The EU is not only a world leader in international trade but also a spearhead, by international standards, in the legal protection of privacy and personal data. International trade agreements to which the EU is or will become a party should better be consistent with all aspects of EU legislation on data protection. Yet, new quests for unrestricted flows of (personal) data are high on the agendas of international trade law in the making, notably CETA, TTIP and TiSA. These agreements could therefore have an impact on EU privacy and data protection law. The European Parliament maintains that data protection and the right to privacy are first and foremost fundamental rights, and not trade barriers. Against this background, it would seem essential to verify whether the existing safeguards are solid enough to ensure that these fundamental rights, including the rights to privacy and data protection, are protected against involuntary liberalization from international trade law.

Kristina Irion's talk is about the free flow of data, EU data protection law and international trade law. It will explain how the EU regulates cross-border transfers of personal data, and how this could violate the EU’s obligations under international trade law. In her talk, Kristina Irion will explain the free trade law’s mechanism to ensure a country’s right to regulate and introduce the standard exception on privacy that is replicated in virtually all free trade agreements. There is an entire spectrum of opinions as to whether or not some measures of EU data protection law would meet the general exceptions but one thing there is not: legal certainty. In addition, EU policy and practice could fall short of the required level of consistency, for example in how the Commission administers adequacy decisions. Arguably, the new EU-US Privacy Shield could constitute preferential treatment compared to other third countries which are also keen on receiving an adequacy status that would allow them to receive personal data from the EU.

Kristina Irion is a Senior Researcher at the Institute for Information Law (IViR) at the University of Amsterdam. She is Associate Professor (on research leave) at the School of Public Policy and faculty affiliated with CMDS. Her research covers law, regulation and public policy in the information-driven society, in particular privacy and data protection. Kristina is a recognized academic and expert in her field, she has published widely and is frequently invited to give talks at international conferences and seminars.

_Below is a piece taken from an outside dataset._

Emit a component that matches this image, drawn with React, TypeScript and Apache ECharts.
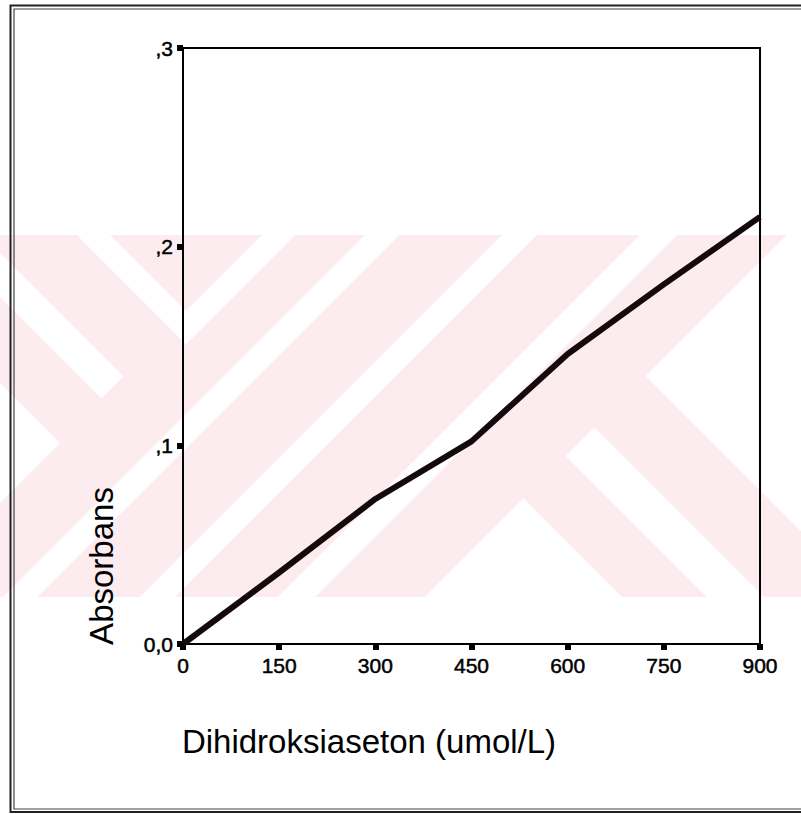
import React, { useEffect, useRef } from "react";
import * as echarts from "echarts";

const xValues = [0, 150, 300, 450, 600, 750, 900];
const absorbance = [0, 0.036, 0.073, 0.102, 0.146, 0.181, 0.215];
const yTickLabels: Record<string, string> = { "0": "0,0", "0.1": ",1", "0.2": ",2", "0.3": ",3" };
const xTitle = "Dihidroksiaseton (umol/L)";
const yTitle = "Absorbans";

type Pt = [number, number];
// clip convex polygon by half-plane a*x + b*y <= c
function clip(poly: Pt[], a: number, b: number, c: number): Pt[] {
  const out: Pt[] = [];
  for (let i = 0; i < poly.length; i++) {
    const p = poly[i];
    const q = poly[(i + 1) % poly.length];
    const fp = a * p[0] + b * p[1] - c;
    const fq = a * q[0] + b * q[1] - c;
    if (fp <= 0) out.push(p);
    if ((fp < 0 && fq > 0) || (fp > 0 && fq < 0)) {
      const t = fp / (fp - fq);
      out.push([p[0] + t * (q[0] - p[0]), p[1] + t * (q[1] - p[1])]);
    }
  }
  return out;
}
const BAND: Pt[] = [[0, 235], [801, 235], [801, 597], [0, 597]];
function region(planes: [number, number, number][]): Pt[] {
  let p = BAND.slice();
  for (const [a, b, c] of planes) p = clip(p, a, b, c);
  return p;
}
// half-plane helpers: s = x+y, d = x-y
const sLE = (c: number): [number, number, number] => [1, 1, c];
const sGE = (c: number): [number, number, number] => [-1, -1, -c];
const dLE = (c: number): [number, number, number] => [1, -1, c];
const dGE = (c: number): [number, number, number] => [-1, 1, -c];

const whiteRegions: Pt[][] = [
  // left "\" band ending on a "/" cut
  region([dGE(-297), dLE(-253), sLE(500)]),
  // left white wedge pointing right
  region([dLE(-383), sLE(503)]),
  // white V (two arms)
  region([dGE(-158), dLE(-125), sLE(530)]),
  region([sGE(497), sLE(530), dGE(-158)]),
  // "/" stripes
  region([sGE(600), sLE(634)]),
  region([sGE(737), sLE(772)]),
  region([sGE(875), sLE(912)]),
  // right "K" arms
  region([sGE(1022), dLE(25)]),
  region([sGE(1022), dGE(110), dLE(167)]),
  region([sGE(1022), dGE(270)]),
];

const FONT = "Liberation Sans, Arial, Helvetica, sans-serif";

export default function App() {
  const ref = useRef<HTMLDivElement>(null);
  useEffect(() => {
    if (!ref.current) return;
    const chart = echarts.init(ref.current, null, { renderer: "svg" });
    const pink = "#fdecef";
    const graphics: any[] = [
      { type: "rect", z: -10, shape: { x: 0, y: 235, width: 801, height: 362 }, style: { fill: pink } },
      ...whiteRegions
        .filter((r) => r.length > 2)
        .map((r) => ({ type: "polygon", z: -9, shape: { points: r }, style: { fill: "#ffffff" } })),
      // frame (double line)
      { type: "polyline", z: 5, shape: { points: [[806, 5.5], [10.5, 5.5], [10.5, 812], [806, 812]] }, style: { stroke: "#222", lineWidth: 2, fill: null } },
      { type: "polyline", z: 5, shape: { points: [[806, 9], [14, 9], [14, 809], [806, 809]] }, style: { stroke: "#444", lineWidth: 1.2, fill: null } },
      // axis titles
      {
        type: "text",
        z: 6,
        x: 369,
        y: 741,
        style: { text: xTitle, fontFamily: FONT, fontSize: 33, fill: "#000", align: "center", verticalAlign: "middle" },
      },
      {
        type: "text",
        z: 6,
        x: 101,
        y: 566,
        rotation: Math.PI / 2,
        style: { text: yTitle, fontFamily: FONT, fontSize: 33, fill: "#000", align: "center", verticalAlign: "middle" },
      },
    ];
    const labelStyle = {
      fontFamily: FONT,
      fontSize: 21,
      color: "#000",
      textBorderColor: "#000",
      textBorderWidth: 0.5,
    };
    chart.setOption({
      animation: false,
      backgroundColor: "#ffffff",
      graphic: graphics,
      grid: {
        left: 183,
        right: 41,
        top: 48,
        bottom: 170,
        containLabel: false,
        outerBoundsMode: "none",
        show: true,
        borderColor: "#000",
        borderWidth: 2,
        backgroundColor: "transparent",
      },
      xAxis: {
        type: "value",
        min: 0,
        max: 900,
        interval: 150,
        axisLine: { show: true, onZero: false, lineStyle: { color: "#000", width: 2 } },
        axisTick: { show: true, inside: false, length: 6, lineStyle: { color: "#000", width: 6 } },
        axisLabel: { show: true, margin: 11, ...labelStyle },
        splitLine: { show: false },
      },
      yAxis: {
        type: "value",
        min: 0,
        max: 0.3,
        interval: 0.1,
        axisLine: { show: true, onZero: false, lineStyle: { color: "#000", width: 2 } },
        axisTick: { show: true, inside: false, length: 6, lineStyle: { color: "#000", width: 6 } },
        axisLabel: {
          show: true,
          margin: 10,
          padding: [8, 0, 0, 0],
          ...labelStyle,
          formatter: (v: number) => yTickLabels[String(Math.round(v * 10) / 10)] ?? "",
        },
        splitLine: { show: false },
      },
      series: [
        {
          type: "line",
          data: xValues.map((x, i) => [x, absorbance[i]]),
          showSymbol: false,
          symbol: "none",
          lineStyle: { color: "#140a0c", width: 6, join: "round", cap: "butt" },
          z: 3,
        },
      ],
    });
    return () => chart.dispose();
  }, []);
  return <div ref={ref} style={{ width: 801, height: 814, position: "absolute", left: 0, top: 0 }} />;
}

Kristina was key personnel of four collaborative European research projects on privacy, independent media regulatory bodies, and building functioning media institutions. As a Marie Curie Fellow she accomplished her individual research project on governing digital information. She provided expertise to the European Commission, the European Parliament, ENISA, the Council of Europe, and the OECD, among others. She was the lead author of the study on “Trade and Privacy: Complicated Bedfellows”, which she presented in the European Parliament and at the last TTIP Stakeholder event.